Let’s just take a look at a high level at the different queuing algorithm’s and what they can do for you.
- First packet in is first packet out; only one queue
- Priority queuing (PQ)
- Empty queue 1l if queue 1 is empty, then dispatch packets from queue 2, and so on
- Weighted fair queuing (WFQ)
- Flow-based algorithm that simultaneously schedules interactive traffic to the front of a queue
- Class-based weighted fair queueing (CBWFQ)
- Extends WFQ functionality to provide support for user-defined traffic classes
- Low-latency queueing (LLQ)
- Brings strict PQ to CBWFQ; allows delay-sensitive data like voice to be dequeued and transmitted before packets in other queues are dequeued
Basically, first-in first-out is not really a queuing mechanism, I guess it is because you're queuing up first come first serve. But what we typically do is use FIFO within another queuing algorithm, such as priority queuing. If we dedicate a priority queue we're using first-in, first-out. Let’s take voice traffic for example. Let’s say we taken this voice traffic we put into the priority queue its all the same traffic so we have to service it first-in, first-out. We can’t service it really any other way so that’s how FIFO could tie into another type of queuing mechanism.
Weighted fair queuing, this is a flow based algorithm that can actually schedule traffic to the front of the queue and it can share bandwidth among high bandwidth flows in a fair manner and it allows us to setup the ability to give weight to certain flows over others, hence the weighted fair queuing. So, instead of just servicing each queue one packet at a time in kind of a round robin fashion we can say you need to service three packets out of this queue, two packets out of the next queue, one packet out of the bottom queue and back to the top again and what that really does for us is it gives us a way to not starve out other queues, they want to starve out the data traffic. I mean that’s not the goal here to just send voice traffic and forget the rest of it. So very, very basic definition of what weighted fair queuing resembles. This kind of gives us more of a fair distribution of packets out of each one of the queues.

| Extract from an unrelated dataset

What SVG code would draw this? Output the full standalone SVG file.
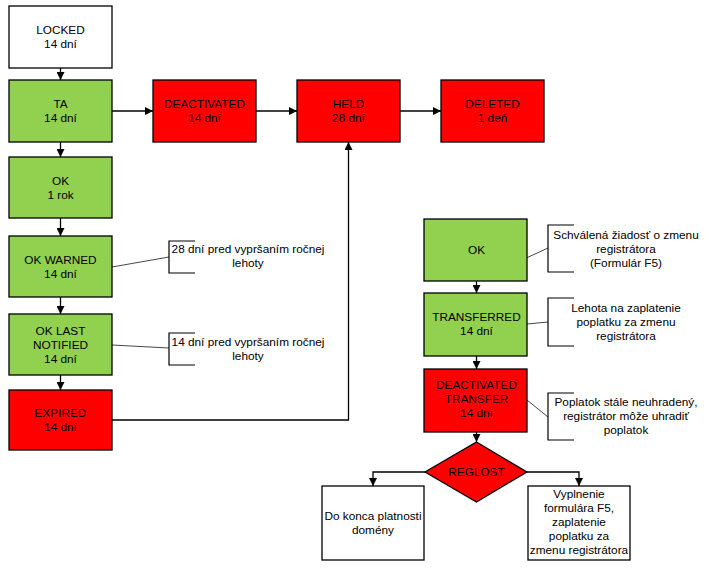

Class-based weighted fair queuing is really an extension of weighted fair queuing and what we do is we go in define a class according to the match criteria. We give it a certain amount of bandwidth and weight in maximum packet limit that can all be assigned to that individual queue and to characterize a class the queue limit must also be defined for that class. That’s again the maximum number of packets allowed to accumulate in that particular queue.
Low latency queuing though that’s the one we want for voice. If we have voice traffic running in our network we probably are going to be choosing low latency queuing. What does that do? That gives us a priority queue for our voice and class-based weighted fair queuing for the rest of the traffic and that really gives us the ability to service all of the traffic in the network without starving anybody out, making sure that applications that are mission critical get serviced over something like scavenger traffic that’s just web surfing maybe that’s in that scavenger queue. So with class-based weighted fair queuing we have a weight for a packet and that weight for that packet belonging to a specific class is derived from bandwidth that’s been assigned to the class when we configure it, so the bandwidth that's assigned to the packets of a class determines the order in which packets are sent out.